• WHAT TO DO:
Omit all images. Write out the rest of the material exactly.
>> Begin
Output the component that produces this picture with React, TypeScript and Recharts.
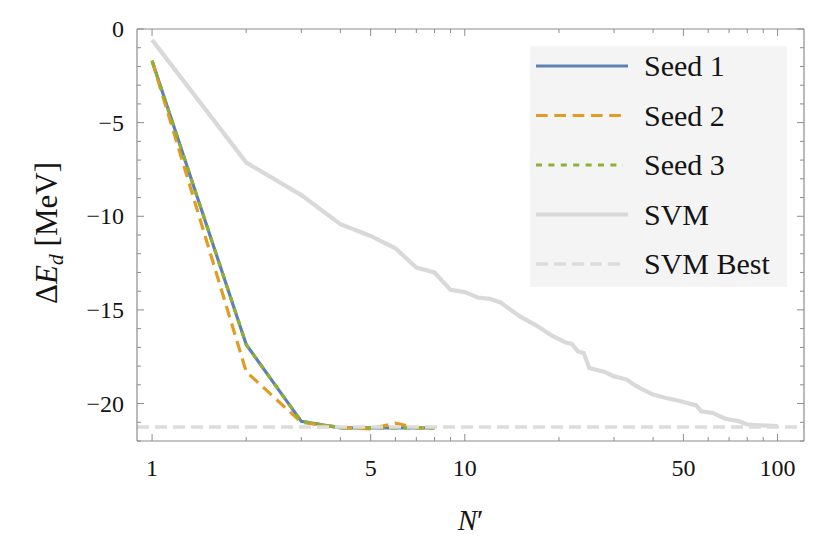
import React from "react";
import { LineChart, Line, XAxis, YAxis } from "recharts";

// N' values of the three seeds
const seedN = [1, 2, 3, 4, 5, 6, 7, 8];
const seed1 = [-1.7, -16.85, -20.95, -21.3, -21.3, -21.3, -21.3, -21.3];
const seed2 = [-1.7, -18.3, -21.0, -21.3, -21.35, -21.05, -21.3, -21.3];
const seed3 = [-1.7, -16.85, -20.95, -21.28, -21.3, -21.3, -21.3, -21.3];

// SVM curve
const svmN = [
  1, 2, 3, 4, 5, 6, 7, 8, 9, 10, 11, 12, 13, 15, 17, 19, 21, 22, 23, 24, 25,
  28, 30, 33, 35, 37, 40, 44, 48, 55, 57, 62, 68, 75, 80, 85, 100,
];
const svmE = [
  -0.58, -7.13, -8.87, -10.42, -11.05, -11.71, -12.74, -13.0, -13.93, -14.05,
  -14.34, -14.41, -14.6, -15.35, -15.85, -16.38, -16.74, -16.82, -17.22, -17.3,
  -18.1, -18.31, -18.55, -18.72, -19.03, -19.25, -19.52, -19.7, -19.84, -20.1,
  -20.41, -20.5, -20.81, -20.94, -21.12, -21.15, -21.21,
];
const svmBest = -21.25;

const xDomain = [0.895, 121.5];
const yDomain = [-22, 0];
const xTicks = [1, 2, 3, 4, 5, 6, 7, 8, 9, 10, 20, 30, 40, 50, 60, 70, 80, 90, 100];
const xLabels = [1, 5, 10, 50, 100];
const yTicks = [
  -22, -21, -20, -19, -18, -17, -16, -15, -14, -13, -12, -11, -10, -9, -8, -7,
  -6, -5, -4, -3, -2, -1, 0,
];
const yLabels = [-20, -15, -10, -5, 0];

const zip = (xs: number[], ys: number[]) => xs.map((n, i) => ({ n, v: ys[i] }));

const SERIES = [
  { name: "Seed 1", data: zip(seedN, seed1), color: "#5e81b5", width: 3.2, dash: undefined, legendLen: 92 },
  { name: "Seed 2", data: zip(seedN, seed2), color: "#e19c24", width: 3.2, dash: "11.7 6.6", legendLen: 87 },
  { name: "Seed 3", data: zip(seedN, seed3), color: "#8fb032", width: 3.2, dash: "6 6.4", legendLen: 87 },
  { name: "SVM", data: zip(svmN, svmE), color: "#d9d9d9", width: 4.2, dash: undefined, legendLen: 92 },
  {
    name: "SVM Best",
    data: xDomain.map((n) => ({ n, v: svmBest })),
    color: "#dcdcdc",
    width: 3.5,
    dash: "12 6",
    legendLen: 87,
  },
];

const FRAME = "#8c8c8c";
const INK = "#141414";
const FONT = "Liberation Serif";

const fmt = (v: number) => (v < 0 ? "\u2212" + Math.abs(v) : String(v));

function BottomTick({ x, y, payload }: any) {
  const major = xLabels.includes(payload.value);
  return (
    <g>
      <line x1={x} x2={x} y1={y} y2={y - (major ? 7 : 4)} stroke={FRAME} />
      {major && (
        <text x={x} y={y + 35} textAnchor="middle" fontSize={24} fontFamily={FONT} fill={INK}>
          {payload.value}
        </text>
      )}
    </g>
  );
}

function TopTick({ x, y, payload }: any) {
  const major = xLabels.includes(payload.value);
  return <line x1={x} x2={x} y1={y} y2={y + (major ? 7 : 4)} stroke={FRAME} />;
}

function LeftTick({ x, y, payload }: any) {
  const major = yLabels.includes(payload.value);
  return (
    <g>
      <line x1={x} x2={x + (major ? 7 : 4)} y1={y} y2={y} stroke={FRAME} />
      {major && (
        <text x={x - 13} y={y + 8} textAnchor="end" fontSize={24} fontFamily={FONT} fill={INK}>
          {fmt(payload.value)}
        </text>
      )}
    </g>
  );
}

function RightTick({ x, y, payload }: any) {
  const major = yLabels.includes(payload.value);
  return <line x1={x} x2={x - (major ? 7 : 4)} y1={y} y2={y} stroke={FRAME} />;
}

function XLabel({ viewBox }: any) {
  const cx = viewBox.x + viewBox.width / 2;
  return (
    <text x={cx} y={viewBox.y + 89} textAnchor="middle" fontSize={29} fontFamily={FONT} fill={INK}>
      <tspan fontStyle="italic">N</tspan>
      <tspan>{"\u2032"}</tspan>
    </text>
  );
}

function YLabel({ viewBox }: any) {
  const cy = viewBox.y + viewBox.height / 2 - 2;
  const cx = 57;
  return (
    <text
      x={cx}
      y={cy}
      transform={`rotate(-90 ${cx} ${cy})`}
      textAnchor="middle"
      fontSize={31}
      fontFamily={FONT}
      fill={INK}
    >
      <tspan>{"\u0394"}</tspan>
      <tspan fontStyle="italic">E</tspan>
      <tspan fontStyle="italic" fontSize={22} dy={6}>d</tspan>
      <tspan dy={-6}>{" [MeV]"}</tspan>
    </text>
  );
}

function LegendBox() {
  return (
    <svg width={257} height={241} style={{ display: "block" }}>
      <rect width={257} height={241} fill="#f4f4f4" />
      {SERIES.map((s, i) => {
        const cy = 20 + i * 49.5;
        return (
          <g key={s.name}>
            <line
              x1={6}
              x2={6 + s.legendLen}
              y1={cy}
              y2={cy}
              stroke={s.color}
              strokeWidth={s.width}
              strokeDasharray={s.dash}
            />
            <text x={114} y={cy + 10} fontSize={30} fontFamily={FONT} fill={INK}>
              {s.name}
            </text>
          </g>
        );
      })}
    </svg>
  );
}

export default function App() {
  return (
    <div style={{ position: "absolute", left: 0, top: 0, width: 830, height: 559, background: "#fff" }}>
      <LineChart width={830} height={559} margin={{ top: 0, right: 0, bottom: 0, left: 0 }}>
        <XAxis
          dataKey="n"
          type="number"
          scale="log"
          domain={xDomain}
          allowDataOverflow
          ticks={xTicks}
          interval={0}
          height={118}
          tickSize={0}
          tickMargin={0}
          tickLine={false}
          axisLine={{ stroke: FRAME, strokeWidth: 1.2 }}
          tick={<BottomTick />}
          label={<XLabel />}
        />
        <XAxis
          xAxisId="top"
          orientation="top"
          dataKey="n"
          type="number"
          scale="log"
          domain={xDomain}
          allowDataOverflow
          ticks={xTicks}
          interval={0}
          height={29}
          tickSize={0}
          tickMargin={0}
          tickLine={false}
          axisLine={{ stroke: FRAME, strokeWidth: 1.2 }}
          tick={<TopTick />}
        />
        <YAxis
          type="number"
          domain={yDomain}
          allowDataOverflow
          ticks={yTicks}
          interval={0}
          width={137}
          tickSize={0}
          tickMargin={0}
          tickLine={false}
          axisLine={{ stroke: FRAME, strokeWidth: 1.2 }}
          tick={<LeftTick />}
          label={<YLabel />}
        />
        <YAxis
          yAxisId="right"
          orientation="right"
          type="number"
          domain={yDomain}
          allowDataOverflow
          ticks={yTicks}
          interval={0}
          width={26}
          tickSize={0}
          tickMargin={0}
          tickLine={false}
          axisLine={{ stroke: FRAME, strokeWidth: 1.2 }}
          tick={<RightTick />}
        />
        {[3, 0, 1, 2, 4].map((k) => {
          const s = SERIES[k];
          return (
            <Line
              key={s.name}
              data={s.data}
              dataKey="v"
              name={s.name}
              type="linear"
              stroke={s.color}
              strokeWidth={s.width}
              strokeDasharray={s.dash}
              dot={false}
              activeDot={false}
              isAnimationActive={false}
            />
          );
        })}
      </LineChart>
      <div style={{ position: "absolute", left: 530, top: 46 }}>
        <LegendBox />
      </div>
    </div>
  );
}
>> End
• WRITTEN ANSWER:
Output the component that produces this picture with React, TypeScript and Recharts.
import React from "react";
import { LineChart, Line, XAxis, YAxis } from "recharts";

// N' values of the three seeds
const seedN = [1, 2, 3, 4, 5, 6, 7, 8];
const seed1 = [-1.7, -16.85, -20.95, -21.3, -21.3, -21.3, -21.3, -21.3];
const seed2 = [-1.7, -18.3, -21.0, -21.3, -21.35, -21.05, -21.3, -21.3];
const seed3 = [-1.7, -16.85, -20.95, -21.28, -21.3, -21.3, -21.3, -21.3];

// SVM curve
const svmN = [
  1, 2, 3, 4, 5, 6, 7, 8, 9, 10, 11, 12, 13, 15, 17, 19, 21, 22, 23, 24, 25,
  28, 30, 33, 35, 37, 40, 44, 48, 55, 57, 62, 68, 75, 80, 85, 100,
];
const svmE = [
  -0.58, -7.13, -8.87, -10.42, -11.05, -11.71, -12.74, -13.0, -13.93, -14.05,
  -14.34, -14.41, -14.6, -15.35, -15.85, -16.38, -16.74, -16.82, -17.22, -17.3,
  -18.1, -18.31, -18.55, -18.72, -19.03, -19.25, -19.52, -19.7, -19.84, -20.1,
  -20.41, -20.5, -20.81, -20.94, -21.12, -21.15, -21.21,
];
const svmBest = -21.25;

const xDomain = [0.895, 121.5];
const yDomain = [-22, 0];
const xTicks = [1, 2, 3, 4, 5, 6, 7, 8, 9, 10, 20, 30, 40, 50, 60, 70, 80, 90, 100];
const xLabels = [1, 5, 10, 50, 100];
const yTicks = [
  -22, -21, -20, -19, -18, -17, -16, -15, -14, -13, -12, -11, -10, -9, -8, -7,
  -6, -5, -4, -3, -2, -1, 0,
];
const yLabels = [-20, -15, -10, -5, 0];

const zip = (xs: number[], ys: number[]) => xs.map((n, i) => ({ n, v: ys[i] }));

const SERIES = [
  { name: "Seed 1", data: zip(seedN, seed1), color: "#5e81b5", width: 3.2, dash: undefined, legendLen: 92 },
  { name: "Seed 2", data: zip(seedN, seed2), color: "#e19c24", width: 3.2, dash: "11.7 6.6", legendLen: 87 },
  { name: "Seed 3", data: zip(seedN, seed3), color: "#8fb032", width: 3.2, dash: "6 6.4", legendLen: 87 },
  { name: "SVM", data: zip(svmN, svmE), color: "#d9d9d9", width: 4.2, dash: undefined, legendLen: 92 },
  {
    name: "SVM Best",
    data: xDomain.map((n) => ({ n, v: svmBest })),
    color: "#dcdcdc",
    width: 3.5,
    dash: "12 6",
    legendLen: 87,
  },
];

const FRAME = "#8c8c8c";
const INK = "#141414";
const FONT = "Liberation Serif";

const fmt = (v: number) => (v < 0 ? "\u2212" + Math.abs(v) : String(v));

function BottomTick({ x, y, payload }: any) {
  const major = xLabels.includes(payload.value);
  return (
    <g>
      <line x1={x} x2={x} y1={y} y2={y - (major ? 7 : 4)} stroke={FRAME} />
      {major && (
        <text x={x} y={y + 35} textAnchor="middle" fontSize={24} fontFamily={FONT} fill={INK}>
          {payload.value}
        </text>
      )}
    </g>
  );
}

function TopTick({ x, y, payload }: any) {
  const major = xLabels.includes(payload.value);
  return <line x1={x} x2={x} y1={y} y2={y + (major ? 7 : 4)} stroke={FRAME} />;
}

function LeftTick({ x, y, payload }: any) {
  const major = yLabels.includes(payload.value);
  return (
    <g>
      <line x1={x} x2={x + (major ? 7 : 4)} y1={y} y2={y} stroke={FRAME} />
      {major && (
        <text x={x - 13} y={y + 8} textAnchor="end" fontSize={24} fontFamily={FONT} fill={INK}>
          {fmt(payload.value)}
        </text>
      )}
    </g>
  );
}

function RightTick({ x, y, payload }: any) {
  const major = yLabels.includes(payload.value);
  return <line x1={x} x2={x - (major ? 7 : 4)} y1={y} y2={y} stroke={FRAME} />;
}

function XLabel({ viewBox }: any) {
  const cx = viewBox.x + viewBox.width / 2;
  return (
    <text x={cx} y={viewBox.y + 89} textAnchor="middle" fontSize={29} fontFamily={FONT} fill={INK}>
      <tspan fontStyle="italic">N</tspan>
      <tspan>{"\u2032"}</tspan>
    </text>
  );
}

function YLabel({ viewBox }: any) {
  const cy = viewBox.y + viewBox.height / 2 - 2;
  const cx = 57;
  return (
    <text
      x={cx}
      y={cy}
      transform={`rotate(-90 ${cx} ${cy})`}
      textAnchor="middle"
      fontSize={31}
      fontFamily={FONT}
      fill={INK}
    >
      <tspan>{"\u0394"}</tspan>
      <tspan fontStyle="italic">E</tspan>
      <tspan fontStyle="italic" fontSize={22} dy={6}>d</tspan>
      <tspan dy={-6}>{" [MeV]"}</tspan>
    </text>
  );
}

function LegendBox() {
  return (
    <svg width={257} height={241} style={{ display: "block" }}>
      <rect width={257} height={241} fill="#f4f4f4" />
      {SERIES.map((s, i) => {
        const cy = 20 + i * 49.5;
        return (
          <g key={s.name}>
            <line
              x1={6}
              x2={6 + s.legendLen}
              y1={cy}
              y2={cy}
              stroke={s.color}
              strokeWidth={s.width}
              strokeDasharray={s.dash}
            />
            <text x={114} y={cy + 10} fontSize={30} fontFamily={FONT} fill={INK}>
              {s.name}
            </text>
          </g>
        );
      })}
    </svg>
  );
}

export default function App() {
  return (
    <div style={{ position: "absolute", left: 0, top: 0, width: 830, height: 559, background: "#fff" }}>
      <LineChart width={830} height={559} margin={{ top: 0, right: 0, bottom: 0, left: 0 }}>
        <XAxis
          dataKey="n"
          type="number"
          scale="log"
          domain={xDomain}
          allowDataOverflow
          ticks={xTicks}
          interval={0}
          height={118}
          tickSize={0}
          tickMargin={0}
          tickLine={false}
          axisLine={{ stroke: FRAME, strokeWidth: 1.2 }}
          tick={<BottomTick />}
          label={<XLabel />}
        />
        <XAxis
          xAxisId="top"
          orientation="top"
          dataKey="n"
          type="number"
          scale="log"
          domain={xDomain}
          allowDataOverflow
          ticks={xTicks}
          interval={0}
          height={29}
          tickSize={0}
          tickMargin={0}
          tickLine={false}
          axisLine={{ stroke: FRAME, strokeWidth: 1.2 }}
          tick={<TopTick />}
        />
        <YAxis
          type="number"
          domain={yDomain}
          allowDataOverflow
          ticks={yTicks}
          interval={0}
          width={137}
          tickSize={0}
          tickMargin={0}
          tickLine={false}
          axisLine={{ stroke: FRAME, strokeWidth: 1.2 }}
          tick={<LeftTick />}
          label={<YLabel />}
        />
        <YAxis
          yAxisId="right"
          orientation="right"
          type="number"
          domain={yDomain}
          allowDataOverflow
          ticks={yTicks}
          interval={0}
          width={26}
          tickSize={0}
          tickMargin={0}
          tickLine={false}
          axisLine={{ stroke: FRAME, strokeWidth: 1.2 }}
          tick={<RightTick />}
        />
        {[3, 0, 1, 2, 4].map((k) => {
          const s = SERIES[k];
          return (
            <Line
              key={s.name}
              data={s.data}
              dataKey="v"
              name={s.name}
              type="linear"
              stroke={s.color}
              strokeWidth={s.width}
              strokeDasharray={s.dash}
              dot={false}
              activeDot={false}
              isAnimationActive={false}
            />
          );
        })}
      </LineChart>
      <div style={{ position: "absolute", left: 530, top: 46 }}>
        <LegendBox />
      </div>
    </div>
  );
}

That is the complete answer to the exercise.